Muriel Pénicaud, la ministre du Travail, ne manquera pas de trouver dans cette étude un argument de plus pour justifier ses deux réformes : formation professionnelle et des règles de l’assurance-chômage. Les PME sondées par BPI France n’attendent pas. Plus de la moitié d’entre elles envisagent de modifier leurs modes de recrutement. Cela signifie principalement « avoir recours aux travailleurs détachés », décrypte Patrick Liebus. « Les grandes entreprises y ont déjà recours, mais la situation est paradoxale : on a plus de 3,5 millions de chômeurs dans ce pays et on n’arrive pas à pourvoir ces postes », regrette-il.

Pour les artisans du bâtiment, la solution ne passe pas par les salaires « déjà très bons ». Plutôt que s’accrocher au traditionnel CV, l’opérateur public préconise de plus en plus une approche par les compétences .

Métiers en tension

L’Hotellerie Restauration. Il manque 50 000 Cdi dans l’hôtellerie.Dans le secteur de l’hôtellerie et de la restauration, la pénurie de main-d’oeuvre est un sujet récurrent. 20 000 postes ont été créés en 2018 et on estime à entre 50 000 et 100 000 le nombre de postes à pourvoir. Pour y remédier, les syndicats viennent de lancer l’idée de recruter des migrants. Une initiative diversement appréciée par les professionnels de ce secteur et qui se heurte parfois également à des écueils administratifs. La pénurie touche aussi le secteur de l’apprentissage à ces métiers.

Déficit d’image

«Certains employeurs disent souffrir d’un déficit d’image», complète Pôle emploi. Vincent Sitz, du GNI Synhorcat, acquiesce: «On souffre aujourd’hui encore d’une vieille image de chefs acariâtres et d’établissements qui font bosser leurs employés 70 heures par semaine». L’idée de porter de lourdes charges ou de travailler en horaires décalés ne semble pas constituer le seul frein. «Pour le saisonnier plus spécifiquement, il peut exister une inadéquation géographique plus forte entre l’offre et la demande de travail», indique Pôle emploi. «Elle entraîne des difficultés de déplacements, mais surtout des difficultés de logement, puisqu’une grande partie des emplois saisonniers se situent dans des régions touristiques». Se déplacer ou se loger peut ainsi constituer une véritable barrière financière pour des travailleurs dont le salaire est bien souvent au smic.

A l’automne 2018, le syndicat de l’hôtellerie-restauration doit rencontrer le gouvernement. Il espère étendre les possibilités d’embauche aux migrants non-réfugiés.
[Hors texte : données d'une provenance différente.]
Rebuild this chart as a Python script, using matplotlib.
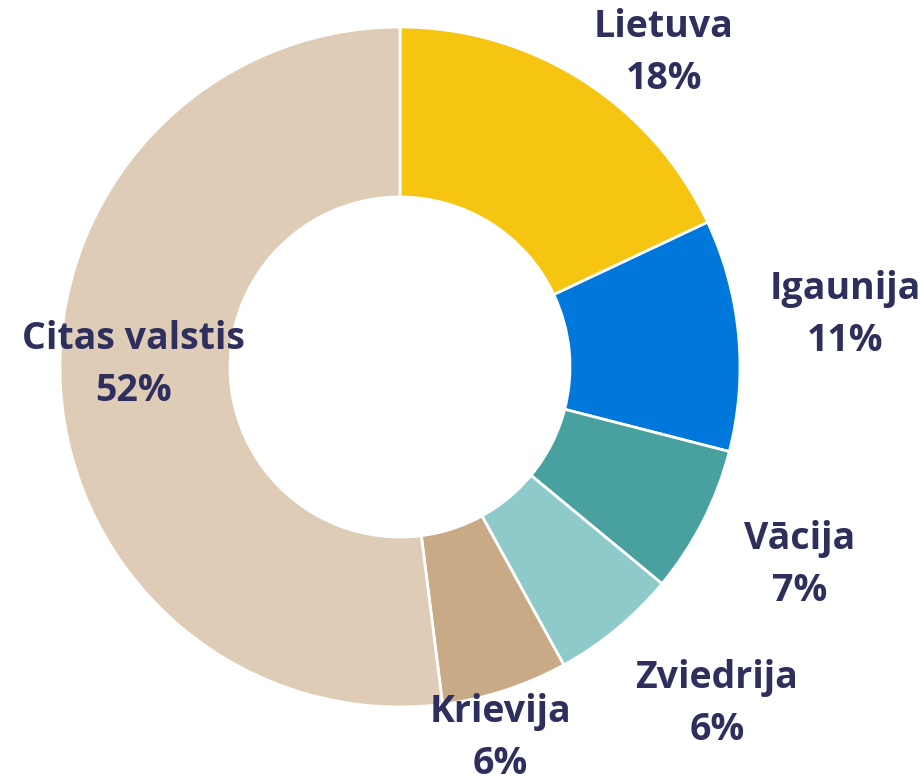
import matplotlib.pyplot as plt

valstis = ["Lietuva", "Igaunija", "Vācija", "Zviedrija", "Krievija", "Citas valstis"]
procenti = [18, 11, 7, 6, 6, 52]
krasas = ["#F5C512", "#0077DB", "#48A09F", "#8ECACA", "#C9AA87", "#DFCCB6"]

# label centres (pixels from donut centre)
label_pos = [(264, 314), (445, 52), (400, -198), (317, -337), (100, -371), (-267, 2)]

fig = plt.figure(figsize=(9.22, 7.82), dpi=100)
ax = fig.add_axes([0, 0, 1, 1])

ax.pie(procenti, colors=krasas, startangle=90, counterclock=False,
       radius=340, explode=[0, 0, 0, 0, 0, 0.012],
       wedgeprops=dict(width=170, edgecolor="white", linewidth=2))

for name, p, (x, y) in zip(valstis, procenti, label_pos):
    ax.text(x, y, f"{name}\n{p}%", ha="center", va="center", fontsize=27,
            fontweight="bold", family="Open Sans", color="#2F2F5E",
            linespacing=1.45)

# pie resets the limits, so set them afterwards
ax.set_xlim(-400, 522)
ax.set_ylim(-415, 367)
ax.set_aspect("equal")
ax.axis("off")

fig.savefig("out.png", dpi=100)
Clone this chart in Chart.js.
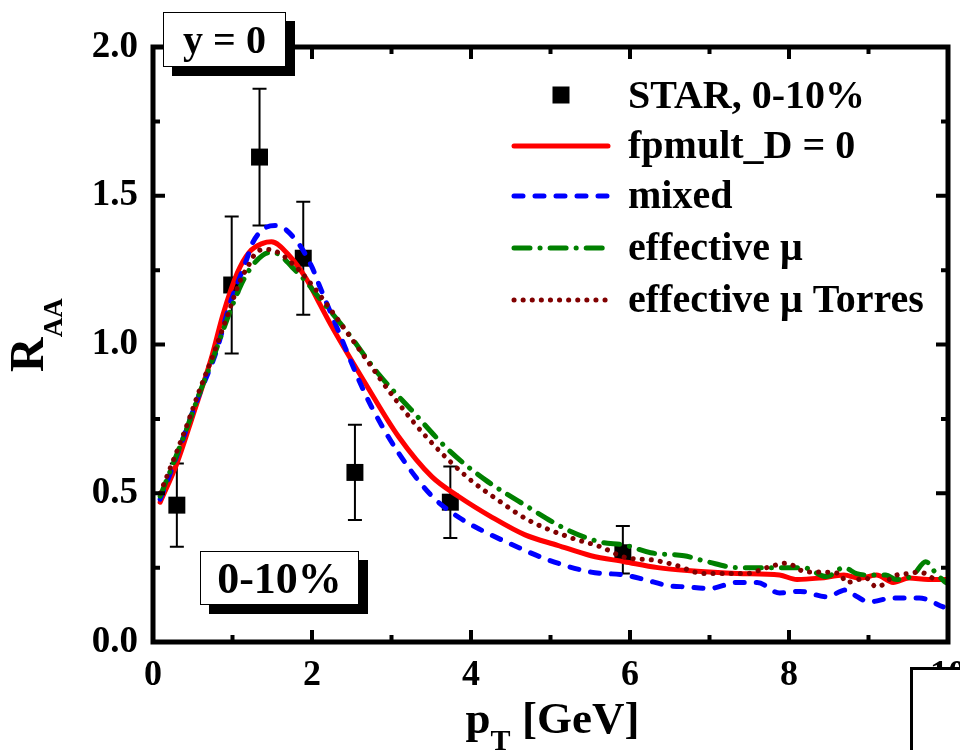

Pour répondre à l’urgence de la situation, l’hôtellerie-restauration a entrepris une réflexion. «À la rentrée, nous allons proposer des mesures concrètes, qui tiendront compte des évolutions du métier et des attentes des jeunes», soutient Hervé Bécam de l’Umih. «Il faut que nous parlions de nos métiers, autrement que par les contraintes», estime de son côté Vincent Sitz du GNI-Synhorcat. «Un serveur n’est pas seulement un passeur de plats: il véhicule l’image de l’établissement, doit avoir des connaissances sur les produits, comme le vin. Idem pour un cuisinier. Une des solutions serait notamment d’avoir de vrais conseillers d’orientation dans les établissements scolaires».

 

Couvreurs. Ce ne sont pas eux qui mobilisent le plus de projets de recrutements, mais ce sont eux qui sont les plus difficiles à trouver. Sur les 5.900 embauches de couvreurs ou couvreurs zingueurs prévues par Pôle emploi cette année, 4.700 seront difficiles à mener à leur terme. Soit près de 80 %, contre légèrement plus de 69 % sur la période 2014-2017.

Chaudronnier. C’est l’exemple volontiers cité pour démontrer que l’industrie, contrairement à ce que l’on croit, embauche. Chaudronniers, mais aussi tôliers ou forgerons qualifiés : Pôle emploi anticipe 5.500 projets de recrutement en 2018, mais la proportion de ceux qui seront difficiles à mener (78 ,5 %) a bondi de 10 points en un an.

Carrossier automobile. Avec les couvreurs et les chaudronniers, les carrossiers automobiles partagent le podium des trois métiers pour lesquels Pôle emploi anticipe le plus de tensions dans les projets d’embauches cette année. La différence est ténue puisque le pourcentage de projets de recrutements jugés difficiles dépasse, elle aussi, 78 % (2.800 sur 3.500).